Third, there is the mind-boggling cost measurable in human lives and money but immeasurable in the cost of human suffering. The Brookings Institution estimates that there were 113,616 Iraqi civilian war-related deaths by 2008, and there were perhaps as many as 129,213 by December 15, 2011, according to Iraqi Body Count (relying on WikiLeaks documents). The count of the injured and the maimed Iraqi civilians runs in the millions. There were 4,484 deaths of U.S. forces and 318 among other Coalition forces. About 20,500 enemy combatants were killed over the duration of the war. Documents from the Department of Veterans Affairs indicate that just under one in five soldiers serving in Iraq and Afghanistan has been “at least partially disabled,” which mean that from a total of 1.5 million involved in both conflicts, approximately 300,000 will seek disability services and pensions. The projected total cost of the Iraq-war veterans who will be seeking healthcare and disability pensions runs between $422 and $722 billion.

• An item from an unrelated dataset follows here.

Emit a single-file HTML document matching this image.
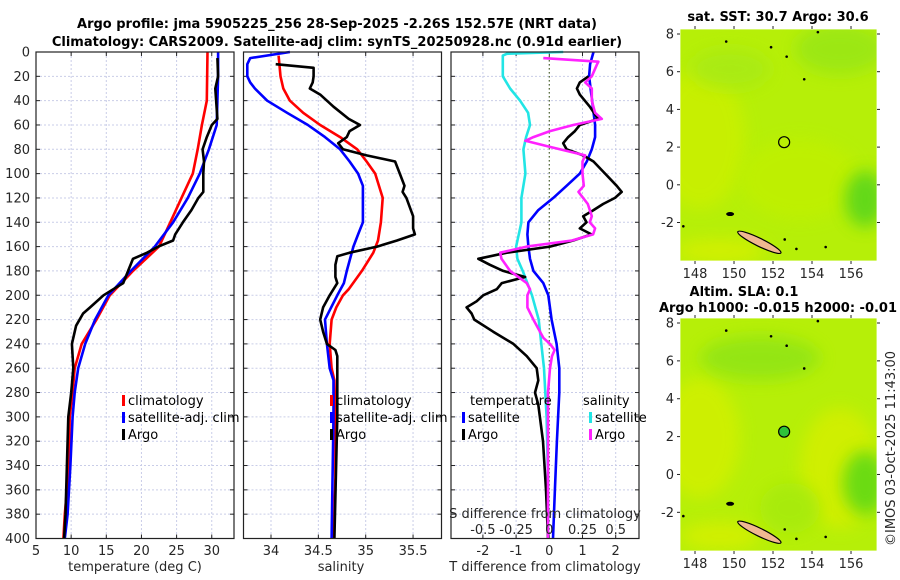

The cost of the war in Iraq is at $799.9 billion and still rising; almost all of this is U.S. debt, with interest payments on that debt estimated at $2.7 trillion dollars over the next decade, according to the Congressional Budget Office. As of September 30, 2011, the total funding for Iraqi reconstruction is over $182 billion, and the city of Baghdad is currently suing the U.S. government for one billion dollars in reparations. However, none of these numbers can function as a calculus to measure the tangible and present suffering this war has caused for American and Iraqi families. One has only to open one’s eyes to see it.
I predict that, from a greater historical distance than we now have, the human cost, the financial cost, the political cost, and the cost in terms of human suffering to both the people of Iraq and the United States when weighed against the apparently limited and temporary successes of this latest military adventure will be clearly seen to be disproportionate and unjust. Future moral theologians will view it as a case study of what characterizes an arrogant and unjust war.